Take a look at the combined win percentage for top relief corps this year:
Out of the above top-10 list, only the Cleveland Indians have a record below .500 as of Monday evening, and they rank at the bottom of the list. It perhaps shouldn’t be surprising that the elite relief corps belong to the most successful organizations in the league; however, too many people still treat the bullpen as a thrift-store entity, something that should be purchased on the cheap and never relied upon to last.
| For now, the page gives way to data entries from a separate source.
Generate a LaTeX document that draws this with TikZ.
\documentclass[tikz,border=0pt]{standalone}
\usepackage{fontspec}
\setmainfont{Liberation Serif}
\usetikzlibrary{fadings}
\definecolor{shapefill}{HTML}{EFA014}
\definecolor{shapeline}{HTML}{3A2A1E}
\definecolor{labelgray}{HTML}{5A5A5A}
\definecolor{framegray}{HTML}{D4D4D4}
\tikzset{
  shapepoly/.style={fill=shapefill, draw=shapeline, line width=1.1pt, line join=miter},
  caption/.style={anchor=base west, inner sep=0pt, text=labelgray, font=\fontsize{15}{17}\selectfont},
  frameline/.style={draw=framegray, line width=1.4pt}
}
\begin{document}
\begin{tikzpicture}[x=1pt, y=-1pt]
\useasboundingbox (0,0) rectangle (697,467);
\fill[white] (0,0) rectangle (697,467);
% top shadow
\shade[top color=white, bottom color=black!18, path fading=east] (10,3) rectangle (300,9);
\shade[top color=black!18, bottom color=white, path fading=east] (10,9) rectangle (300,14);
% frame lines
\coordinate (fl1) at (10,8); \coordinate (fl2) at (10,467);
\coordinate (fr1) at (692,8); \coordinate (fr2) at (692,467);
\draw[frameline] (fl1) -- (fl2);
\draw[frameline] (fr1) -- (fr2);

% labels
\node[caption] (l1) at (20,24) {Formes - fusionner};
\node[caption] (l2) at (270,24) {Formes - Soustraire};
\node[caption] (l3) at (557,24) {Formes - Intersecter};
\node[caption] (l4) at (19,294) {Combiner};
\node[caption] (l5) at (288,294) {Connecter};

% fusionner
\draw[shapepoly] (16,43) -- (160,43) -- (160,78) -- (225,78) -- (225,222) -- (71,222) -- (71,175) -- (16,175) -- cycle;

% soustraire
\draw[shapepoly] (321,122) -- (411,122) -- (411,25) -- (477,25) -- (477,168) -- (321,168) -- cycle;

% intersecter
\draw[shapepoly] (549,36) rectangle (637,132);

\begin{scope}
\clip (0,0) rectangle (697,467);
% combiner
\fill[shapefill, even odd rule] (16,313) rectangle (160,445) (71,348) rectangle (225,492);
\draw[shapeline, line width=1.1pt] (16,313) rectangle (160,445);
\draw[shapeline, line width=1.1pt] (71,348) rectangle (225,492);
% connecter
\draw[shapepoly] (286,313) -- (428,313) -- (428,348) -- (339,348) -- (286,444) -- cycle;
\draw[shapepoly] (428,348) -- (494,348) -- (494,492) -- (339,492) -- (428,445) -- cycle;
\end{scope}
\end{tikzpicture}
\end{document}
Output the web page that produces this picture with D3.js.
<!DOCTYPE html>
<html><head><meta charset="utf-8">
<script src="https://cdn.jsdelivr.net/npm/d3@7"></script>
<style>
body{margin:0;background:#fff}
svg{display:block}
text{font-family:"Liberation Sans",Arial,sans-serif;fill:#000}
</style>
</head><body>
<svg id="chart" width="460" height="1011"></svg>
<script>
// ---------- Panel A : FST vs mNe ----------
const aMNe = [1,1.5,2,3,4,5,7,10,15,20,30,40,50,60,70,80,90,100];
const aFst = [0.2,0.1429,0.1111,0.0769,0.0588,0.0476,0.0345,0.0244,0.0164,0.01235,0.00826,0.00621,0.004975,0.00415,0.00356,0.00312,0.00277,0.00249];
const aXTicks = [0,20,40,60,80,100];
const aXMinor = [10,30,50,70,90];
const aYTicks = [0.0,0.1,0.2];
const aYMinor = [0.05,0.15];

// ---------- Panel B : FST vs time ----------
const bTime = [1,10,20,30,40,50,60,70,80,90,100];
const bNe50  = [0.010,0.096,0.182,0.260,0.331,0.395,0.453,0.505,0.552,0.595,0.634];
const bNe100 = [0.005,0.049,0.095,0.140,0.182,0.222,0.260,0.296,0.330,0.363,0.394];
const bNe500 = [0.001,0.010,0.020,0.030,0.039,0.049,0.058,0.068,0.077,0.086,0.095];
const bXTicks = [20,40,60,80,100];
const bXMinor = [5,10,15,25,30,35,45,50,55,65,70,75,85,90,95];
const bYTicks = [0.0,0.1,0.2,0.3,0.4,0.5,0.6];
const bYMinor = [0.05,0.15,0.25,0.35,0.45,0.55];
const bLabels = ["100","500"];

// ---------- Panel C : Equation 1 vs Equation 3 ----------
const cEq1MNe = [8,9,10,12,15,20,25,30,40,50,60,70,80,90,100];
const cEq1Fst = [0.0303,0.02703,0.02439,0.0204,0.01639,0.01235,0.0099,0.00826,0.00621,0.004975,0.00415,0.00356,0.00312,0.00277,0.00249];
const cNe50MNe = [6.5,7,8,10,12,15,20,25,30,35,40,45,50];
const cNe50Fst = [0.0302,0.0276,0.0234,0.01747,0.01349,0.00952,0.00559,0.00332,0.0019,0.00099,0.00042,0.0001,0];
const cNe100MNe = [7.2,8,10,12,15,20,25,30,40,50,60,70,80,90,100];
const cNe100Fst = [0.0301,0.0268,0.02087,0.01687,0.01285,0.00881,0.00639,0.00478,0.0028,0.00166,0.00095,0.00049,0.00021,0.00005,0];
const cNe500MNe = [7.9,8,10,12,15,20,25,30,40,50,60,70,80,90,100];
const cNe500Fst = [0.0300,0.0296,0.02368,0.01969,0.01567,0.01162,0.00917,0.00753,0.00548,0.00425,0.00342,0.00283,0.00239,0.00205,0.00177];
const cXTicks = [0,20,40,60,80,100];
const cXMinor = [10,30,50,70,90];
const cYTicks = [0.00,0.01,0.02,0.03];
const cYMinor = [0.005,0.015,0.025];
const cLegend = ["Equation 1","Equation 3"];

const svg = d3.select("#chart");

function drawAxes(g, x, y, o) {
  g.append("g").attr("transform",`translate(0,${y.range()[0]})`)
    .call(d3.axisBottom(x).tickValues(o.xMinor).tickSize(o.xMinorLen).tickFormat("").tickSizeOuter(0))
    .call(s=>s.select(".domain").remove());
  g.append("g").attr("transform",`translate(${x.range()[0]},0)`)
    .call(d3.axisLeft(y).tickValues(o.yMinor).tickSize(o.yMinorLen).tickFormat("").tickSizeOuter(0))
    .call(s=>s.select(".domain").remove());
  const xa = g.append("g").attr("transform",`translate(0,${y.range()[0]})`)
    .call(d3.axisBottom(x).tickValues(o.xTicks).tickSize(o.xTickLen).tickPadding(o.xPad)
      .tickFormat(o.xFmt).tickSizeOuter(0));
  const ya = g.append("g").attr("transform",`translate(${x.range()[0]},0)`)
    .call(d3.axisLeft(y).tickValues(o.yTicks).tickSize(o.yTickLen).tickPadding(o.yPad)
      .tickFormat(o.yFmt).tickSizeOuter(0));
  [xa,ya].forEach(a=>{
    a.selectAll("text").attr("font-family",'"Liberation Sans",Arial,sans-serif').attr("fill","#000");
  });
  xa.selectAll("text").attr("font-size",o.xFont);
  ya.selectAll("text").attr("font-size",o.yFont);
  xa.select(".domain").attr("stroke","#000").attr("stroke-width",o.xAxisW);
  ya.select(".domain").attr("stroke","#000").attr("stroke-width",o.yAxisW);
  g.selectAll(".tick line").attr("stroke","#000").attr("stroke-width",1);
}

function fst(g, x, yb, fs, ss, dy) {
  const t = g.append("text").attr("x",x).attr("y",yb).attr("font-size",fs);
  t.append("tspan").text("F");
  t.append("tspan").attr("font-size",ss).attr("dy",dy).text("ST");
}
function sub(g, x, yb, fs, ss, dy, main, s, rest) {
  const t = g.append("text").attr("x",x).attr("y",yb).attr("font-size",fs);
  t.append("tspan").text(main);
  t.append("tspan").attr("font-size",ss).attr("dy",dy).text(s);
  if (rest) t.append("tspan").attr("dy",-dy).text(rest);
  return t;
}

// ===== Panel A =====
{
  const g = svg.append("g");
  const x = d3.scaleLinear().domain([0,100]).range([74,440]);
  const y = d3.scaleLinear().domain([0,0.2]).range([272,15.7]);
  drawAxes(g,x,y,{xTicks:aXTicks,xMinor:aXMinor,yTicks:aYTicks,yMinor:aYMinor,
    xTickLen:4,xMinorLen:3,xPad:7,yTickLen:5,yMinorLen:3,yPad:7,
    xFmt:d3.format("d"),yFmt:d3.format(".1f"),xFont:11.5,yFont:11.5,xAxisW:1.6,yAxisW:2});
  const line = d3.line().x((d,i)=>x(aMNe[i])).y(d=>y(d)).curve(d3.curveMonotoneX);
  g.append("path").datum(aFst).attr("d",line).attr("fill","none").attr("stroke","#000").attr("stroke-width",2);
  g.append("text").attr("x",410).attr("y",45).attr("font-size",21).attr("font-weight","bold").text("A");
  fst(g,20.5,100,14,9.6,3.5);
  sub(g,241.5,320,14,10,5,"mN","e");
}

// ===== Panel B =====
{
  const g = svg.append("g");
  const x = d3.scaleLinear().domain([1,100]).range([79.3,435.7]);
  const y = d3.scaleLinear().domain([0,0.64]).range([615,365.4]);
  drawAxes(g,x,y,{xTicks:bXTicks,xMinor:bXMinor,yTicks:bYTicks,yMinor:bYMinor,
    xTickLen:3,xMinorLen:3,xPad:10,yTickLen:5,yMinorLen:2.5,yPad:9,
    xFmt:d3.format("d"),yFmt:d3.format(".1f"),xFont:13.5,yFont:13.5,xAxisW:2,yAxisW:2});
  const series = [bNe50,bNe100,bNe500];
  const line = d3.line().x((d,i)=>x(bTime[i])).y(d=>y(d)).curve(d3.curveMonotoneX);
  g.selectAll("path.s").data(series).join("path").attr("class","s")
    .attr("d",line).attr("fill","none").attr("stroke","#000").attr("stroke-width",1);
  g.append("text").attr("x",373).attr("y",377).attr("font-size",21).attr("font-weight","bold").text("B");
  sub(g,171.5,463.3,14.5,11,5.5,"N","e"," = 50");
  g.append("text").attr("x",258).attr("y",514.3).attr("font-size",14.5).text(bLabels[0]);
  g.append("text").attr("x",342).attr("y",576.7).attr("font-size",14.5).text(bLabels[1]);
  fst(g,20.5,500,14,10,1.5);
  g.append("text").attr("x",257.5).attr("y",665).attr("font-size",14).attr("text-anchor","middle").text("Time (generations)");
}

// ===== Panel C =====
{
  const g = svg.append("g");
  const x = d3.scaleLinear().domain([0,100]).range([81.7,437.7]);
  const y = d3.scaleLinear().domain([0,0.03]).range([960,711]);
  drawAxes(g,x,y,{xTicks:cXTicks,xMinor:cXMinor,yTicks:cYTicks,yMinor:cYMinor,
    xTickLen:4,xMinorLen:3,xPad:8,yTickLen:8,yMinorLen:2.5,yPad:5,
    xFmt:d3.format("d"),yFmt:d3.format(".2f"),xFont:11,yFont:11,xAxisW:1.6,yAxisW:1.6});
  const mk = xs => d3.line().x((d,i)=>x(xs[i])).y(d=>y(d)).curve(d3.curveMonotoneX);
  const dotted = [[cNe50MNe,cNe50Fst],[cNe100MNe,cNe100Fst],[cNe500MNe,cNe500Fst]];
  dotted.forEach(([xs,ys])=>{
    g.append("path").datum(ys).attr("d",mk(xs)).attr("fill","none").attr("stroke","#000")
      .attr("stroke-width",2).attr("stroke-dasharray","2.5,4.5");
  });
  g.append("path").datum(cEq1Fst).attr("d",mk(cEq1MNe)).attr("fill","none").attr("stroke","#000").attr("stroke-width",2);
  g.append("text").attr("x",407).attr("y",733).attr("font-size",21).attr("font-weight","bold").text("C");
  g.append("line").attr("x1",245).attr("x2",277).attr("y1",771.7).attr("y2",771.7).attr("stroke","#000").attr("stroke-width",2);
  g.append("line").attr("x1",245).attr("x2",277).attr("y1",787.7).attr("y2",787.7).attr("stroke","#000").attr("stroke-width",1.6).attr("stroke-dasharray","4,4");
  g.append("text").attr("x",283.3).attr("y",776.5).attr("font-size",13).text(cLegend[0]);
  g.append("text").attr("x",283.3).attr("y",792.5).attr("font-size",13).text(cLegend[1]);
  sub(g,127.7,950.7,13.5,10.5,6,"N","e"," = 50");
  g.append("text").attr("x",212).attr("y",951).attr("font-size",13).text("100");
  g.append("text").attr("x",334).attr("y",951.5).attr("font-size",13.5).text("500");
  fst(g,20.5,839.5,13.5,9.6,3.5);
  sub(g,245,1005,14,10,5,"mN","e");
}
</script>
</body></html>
The Milwaukee Brewers should take note of this during their rebuilding process. As relief contracts remain relatively cheap — though this could admittedly be blown out of the water this offseason — the organization should look to bolster their bullpen in whatever means necessary. It should be a way to increase the win percentage of the club without tying up massive amounts of money over the long-term, thus not impeding the overall rebuilding process. Look at what the Astros did this winter, for example. They had the worst bullpen in Major League Baseball in 2014, but signed Luke Gregerson and Pat Neshek. They also picked up Will Harris off waivers. All three of those pitchers have been key cogs in the Astros’ quality bullpen, which has been one of the reasons why the club has won so many close games in 2015.
This doesn’t necessarily mean that the Brewers should solely look to the free-agent market. The club has the building blocks of a solid bullpen — something discussed at length on BP Milwaukee – with Francisco Rodriguez and Will Smith. However, it means the organization should be willing to move some of their fireballing pitching prospects to the bullpen and push them through the system. Stop trying to shoehorn guys like Johnny Hellweg, Damien Magnifico, and Brandon Woodruff into the starting rotation. Let their big stuff flourish in the bullpen. Be willing to do what the Blue Jays did with Roberto Osuna this year, even if it didn’t work with someone like Miguel Castro. Do not pray their command suddenly clicks or their secondary stuff finally develops. Put them in the bullpen and let them fly.
The Brewers no longer have a farm system devoid of talent, especially at the upper levels. The big-league roster is not barren. The club has talent with which to work, and they’re hoping to short-circuit their rebuild and have a competitive team as soon as 2017. While that’s an admirable goal, the front office should recognize the growing trend in the league and fashion a shutdown bullpen. That means spending and developing relief arms. As such, that should help alleviate some of the problems the organization has had finding quality starting pitching.
In short, it’s rare that big-league teams consistently win over the course of a 162-game season without a top-tier bullpen. The Nationals and the Tigers serve as great examples of this. On the other hand, counterexamples (such as the Dodgers) exist, but must compensate through well-above-average offenses and starters. The Milwaukee Brewers would be wise to recognize the growing trend in the game. Elite back-ends of the bullpen can utterly transform a team’s win percentage. This doesn’t mean spending stupidly, but it does mean spending on a bullpen within reason. It means not being afraid to develop a pitcher as a reliever. It ultimately means understanding the value in an elite bullpen and what it does for the remainder of the team.
As the Brewers try to figure out who will play third base and center field and as the club continues their elusive search for a True Ace, the front office should turn to the bullpen as a potential difference maker. It won’t be popular, but teams across the league are showing that it’s effective.